Fatih Sultan Mehmet Han’ın Pontus Rum Topraklarını fethettiği yıl dönümünde Fener Rum Patriği’nin Trabzon’da ve ardından Gümüşhane’de bir dizi ziyaretlerde bulunması ve buralarda eski mabetlerde kutsama yapması iyi niyet altında farklı amaçlar taşıdığı izlenimi verdiğini söyledi.
“Bugün Selanik’te aynı şeyi yapmaya kalksanız ne fırtınalar kopacağını hayal dahi edemezsiniz”

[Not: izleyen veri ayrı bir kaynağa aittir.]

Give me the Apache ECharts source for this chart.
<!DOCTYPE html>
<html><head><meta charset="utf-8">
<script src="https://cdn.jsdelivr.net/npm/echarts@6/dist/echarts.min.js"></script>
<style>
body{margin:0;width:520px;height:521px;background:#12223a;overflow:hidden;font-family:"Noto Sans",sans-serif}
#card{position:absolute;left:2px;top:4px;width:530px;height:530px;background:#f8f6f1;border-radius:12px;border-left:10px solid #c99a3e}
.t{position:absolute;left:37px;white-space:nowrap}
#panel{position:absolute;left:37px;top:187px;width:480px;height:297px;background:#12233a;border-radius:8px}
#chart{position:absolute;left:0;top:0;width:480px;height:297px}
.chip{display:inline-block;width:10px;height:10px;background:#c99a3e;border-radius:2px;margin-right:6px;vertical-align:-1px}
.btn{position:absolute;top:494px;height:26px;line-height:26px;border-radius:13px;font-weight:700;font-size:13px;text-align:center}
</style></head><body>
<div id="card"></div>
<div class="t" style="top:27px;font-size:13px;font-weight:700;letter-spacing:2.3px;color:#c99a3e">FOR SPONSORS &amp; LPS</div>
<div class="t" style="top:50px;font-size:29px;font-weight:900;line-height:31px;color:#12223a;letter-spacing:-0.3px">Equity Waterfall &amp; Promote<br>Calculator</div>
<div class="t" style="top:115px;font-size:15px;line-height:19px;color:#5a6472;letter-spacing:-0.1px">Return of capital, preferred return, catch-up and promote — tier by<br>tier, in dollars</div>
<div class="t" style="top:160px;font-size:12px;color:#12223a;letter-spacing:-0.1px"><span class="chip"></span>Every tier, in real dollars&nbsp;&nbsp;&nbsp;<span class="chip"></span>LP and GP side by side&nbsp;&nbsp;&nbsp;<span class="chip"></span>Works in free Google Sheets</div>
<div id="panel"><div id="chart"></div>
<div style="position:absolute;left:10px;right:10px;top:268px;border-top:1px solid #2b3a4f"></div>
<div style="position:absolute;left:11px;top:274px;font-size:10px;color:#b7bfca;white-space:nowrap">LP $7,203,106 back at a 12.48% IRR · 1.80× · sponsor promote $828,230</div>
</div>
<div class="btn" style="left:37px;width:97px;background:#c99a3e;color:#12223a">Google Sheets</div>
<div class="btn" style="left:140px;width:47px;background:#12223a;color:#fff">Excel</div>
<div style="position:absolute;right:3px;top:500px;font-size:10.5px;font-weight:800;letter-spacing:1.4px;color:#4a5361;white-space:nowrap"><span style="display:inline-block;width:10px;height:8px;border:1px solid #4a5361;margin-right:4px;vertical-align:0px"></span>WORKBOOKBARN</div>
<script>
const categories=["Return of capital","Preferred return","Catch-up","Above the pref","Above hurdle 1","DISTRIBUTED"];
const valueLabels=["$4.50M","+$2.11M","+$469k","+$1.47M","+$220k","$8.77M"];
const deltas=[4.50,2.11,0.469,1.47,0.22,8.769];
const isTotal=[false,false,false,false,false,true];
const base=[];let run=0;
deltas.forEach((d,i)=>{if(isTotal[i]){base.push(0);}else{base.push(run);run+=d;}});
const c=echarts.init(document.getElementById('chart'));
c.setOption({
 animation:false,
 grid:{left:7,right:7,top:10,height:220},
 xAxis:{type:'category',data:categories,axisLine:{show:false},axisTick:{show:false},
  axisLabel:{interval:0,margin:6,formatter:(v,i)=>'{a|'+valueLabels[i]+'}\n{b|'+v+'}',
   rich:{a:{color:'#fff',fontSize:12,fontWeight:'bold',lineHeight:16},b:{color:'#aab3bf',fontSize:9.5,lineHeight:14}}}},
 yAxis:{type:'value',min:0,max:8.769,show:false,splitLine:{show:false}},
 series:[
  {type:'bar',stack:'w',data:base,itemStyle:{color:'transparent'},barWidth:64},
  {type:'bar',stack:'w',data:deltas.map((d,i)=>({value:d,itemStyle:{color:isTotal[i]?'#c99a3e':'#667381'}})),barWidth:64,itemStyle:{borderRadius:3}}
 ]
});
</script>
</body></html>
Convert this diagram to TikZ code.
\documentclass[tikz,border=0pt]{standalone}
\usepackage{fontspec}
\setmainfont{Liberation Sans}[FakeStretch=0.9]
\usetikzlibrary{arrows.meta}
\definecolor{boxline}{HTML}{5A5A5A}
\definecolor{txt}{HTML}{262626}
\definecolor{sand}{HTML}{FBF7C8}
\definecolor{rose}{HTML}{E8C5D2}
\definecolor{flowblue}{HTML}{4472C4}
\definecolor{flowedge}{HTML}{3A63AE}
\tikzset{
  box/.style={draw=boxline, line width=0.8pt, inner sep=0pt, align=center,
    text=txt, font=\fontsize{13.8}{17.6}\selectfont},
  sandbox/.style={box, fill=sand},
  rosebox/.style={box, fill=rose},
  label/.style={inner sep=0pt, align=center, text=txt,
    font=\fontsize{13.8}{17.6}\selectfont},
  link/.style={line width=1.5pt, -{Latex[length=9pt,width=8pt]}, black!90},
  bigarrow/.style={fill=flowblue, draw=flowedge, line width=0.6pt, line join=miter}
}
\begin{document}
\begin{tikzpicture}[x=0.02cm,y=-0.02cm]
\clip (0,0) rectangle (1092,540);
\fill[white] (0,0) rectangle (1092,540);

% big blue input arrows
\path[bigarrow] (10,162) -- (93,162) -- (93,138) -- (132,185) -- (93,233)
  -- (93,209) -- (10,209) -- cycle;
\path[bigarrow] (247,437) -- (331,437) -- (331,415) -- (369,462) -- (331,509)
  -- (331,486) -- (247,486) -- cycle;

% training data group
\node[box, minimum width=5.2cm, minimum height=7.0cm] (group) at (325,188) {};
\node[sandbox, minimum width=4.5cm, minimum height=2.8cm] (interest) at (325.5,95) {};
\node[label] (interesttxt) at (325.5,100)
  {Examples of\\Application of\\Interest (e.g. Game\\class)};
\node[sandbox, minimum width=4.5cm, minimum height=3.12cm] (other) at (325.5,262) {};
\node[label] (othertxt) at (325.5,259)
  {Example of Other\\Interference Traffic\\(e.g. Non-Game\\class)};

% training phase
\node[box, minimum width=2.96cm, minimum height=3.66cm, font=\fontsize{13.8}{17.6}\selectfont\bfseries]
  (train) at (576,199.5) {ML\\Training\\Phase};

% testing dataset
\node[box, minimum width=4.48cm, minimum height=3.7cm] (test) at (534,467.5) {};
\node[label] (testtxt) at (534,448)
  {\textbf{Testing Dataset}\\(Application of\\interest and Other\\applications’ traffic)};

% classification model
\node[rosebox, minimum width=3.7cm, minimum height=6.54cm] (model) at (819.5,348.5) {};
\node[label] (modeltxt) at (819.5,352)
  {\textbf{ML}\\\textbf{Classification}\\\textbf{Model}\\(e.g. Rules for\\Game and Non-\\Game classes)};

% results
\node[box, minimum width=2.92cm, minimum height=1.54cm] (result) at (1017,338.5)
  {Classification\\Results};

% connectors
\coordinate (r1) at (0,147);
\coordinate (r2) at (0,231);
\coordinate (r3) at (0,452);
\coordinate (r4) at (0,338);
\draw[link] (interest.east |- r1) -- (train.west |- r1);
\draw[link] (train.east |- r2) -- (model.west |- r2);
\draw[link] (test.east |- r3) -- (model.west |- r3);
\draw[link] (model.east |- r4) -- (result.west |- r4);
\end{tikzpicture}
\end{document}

Yaptığı açıklamada İslam’ın hoşgörü dini olduğunu vurgulayan Demir, bunun en güzel örneğinin Süleymaniye mahallesinde görülebileceğini, Ermeni, Rum ve Müslümanların aynı mahallede komşuluk yaptığını, ticaret yaptığını ve yan yana ibadethanelerine gittiklerini hatırlatarak, “Bilhassa ziyaretin Fatih Sultan Mehmet Han’ın Pontus Rum Topraklarını fethettiği yıl dönümüne denk gelmesi bu maksadı göstermektedir. Fatih Sultan Mehmet Han’ın Pontus Rum Topraklarını fethi ile Trabzon ve Gümüşhane toprakları İslam’la müşerref olmuş ve bu topraklara hem Türkler yerleştirilmiş hem de bu topraklardaki zulüm düzenine son verilmiştir. Bu manada bizim bu tarihlerde bu yıl dönümlerinde sevincimizi ifade eden programlar fetih kutlamaları yapmamız gerekmekte iken bu toprakları kaybeden anlayışın kilise ve manastırlarda program yapması düşündürücü bir durumdur. Bugün Selanik’te aynı şeyi yapmaya kalksanız ne fırtınalar kopacağını hayal dahi edemezsiniz. Bu gibi ziyaretleri bu manada okumalı ve dini ve milli duyarlılığımızdan asla taviz vermemeliyiz” dedi.
“İmam hatip okulları ve öğrencileri için kullanılan üslup ne sanata nede sanatçının ağzına yakışır”
Son zamanlarda sanatçı yada sosyal statü sahibi bazı kişilerin en son örneğin de Gülşen adlı sanatçıda zuhur ettiği şekliyle dine ve dini değerlere açık bir şekilde hakaret ettiğini ifade eden Demir, “Topluma mal olmuş ve binlerce insan yetişmesine vesile olmuş kurumlardan biri olan milli ve manevi eğitim önceliği ile ön plana çıkan imam hatip okulları ve öğrencileri için kullanılan üslup ne sanata nede sanatçının ağzına yakışır. Bu toplumun mayasında İslam vardır. Bu milleti kanında Türklük vardır. Bu kimliği en iyi şekilde koruma gayreti içinde olan İmam Hatip Okullarına yapılan saygısızlığı en yüksek perdeden kınıyoruz. Bugün birilerinin bunu fikir hürriyeti kapsamında ele almasını da kınıyoruz. Çünkü bunların istediği fikir hürriyeti değil İslam a hakarette sınır tanımazlıktır. Fikir hürriyetinde düşünceni hiçbir baskı altında olmadan ifade edebilirsin lakin bu diğer insanların inanç – yaşam ve değerlerine hakaret edebilme hakkı vermez. Bu manada yapılan ifsat çalışmalarını kınadığımızı bir kez daha ifade etmek isteriz” diye konuştu.